When you have a handful of favorites that you love, consider parlaying them together to cut down on the chalk of betting on each one. Say that you like the Florida Gators at -300, the Houston Cougars at -275 and the Syracuse Orange at -250 this Saturday. Betting each game separately would be costly and wouldn’t offer much of a payout. But parlaying these three teams together for $100 would actually pay over $150 if all three win. You can also key one big favorite that you love and parlay it with each of your other picks on the day, adding some extra value to your winning picks assuming your favorite comes in.

Another parlay betting strategy is to find sides that are semi-correlated with a certain total. For example, if you like Harvard and the points against a high-scoring team, you will in all likelihood need Harvard’s defense to play well to cover this spread. So instead of just betting on Harvard, you could parlay the Crimson and the UNDER for added value.

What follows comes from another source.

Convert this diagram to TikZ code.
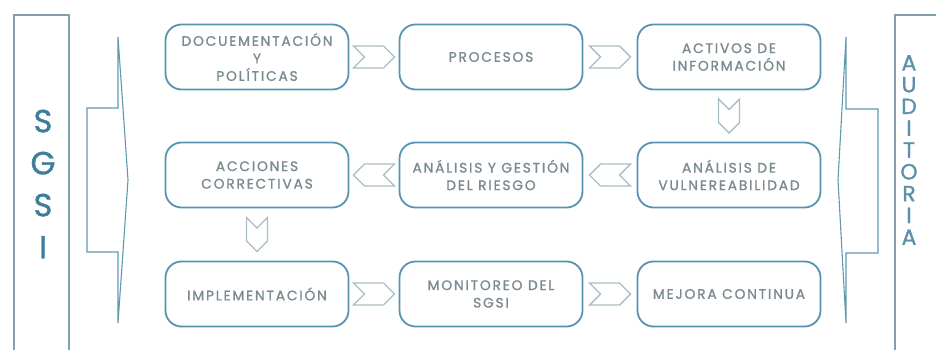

For bettors looking for a bit less risk than a standard parlay provides, college basketball teasers are a great option. Bettors can choose a 4-point, 4.5-point or 5-point teaser with up to 10 picks. Each of these picks will have the point amount selected added to its side. So if you decide to include the Oregon Ducks -8, the West Virginia Mountaineers OVER 155 and the Alabama Crimson Tide +4 as your three selections, a 5-point teaser would modify these sides down to Oregon -3, West Virginia OVER 150 and Alabama +9.

Teasers are easier to hit than parlays due to the extra points received, but they also pay less. Pay rates will vary based on how many points and how many sides are selected.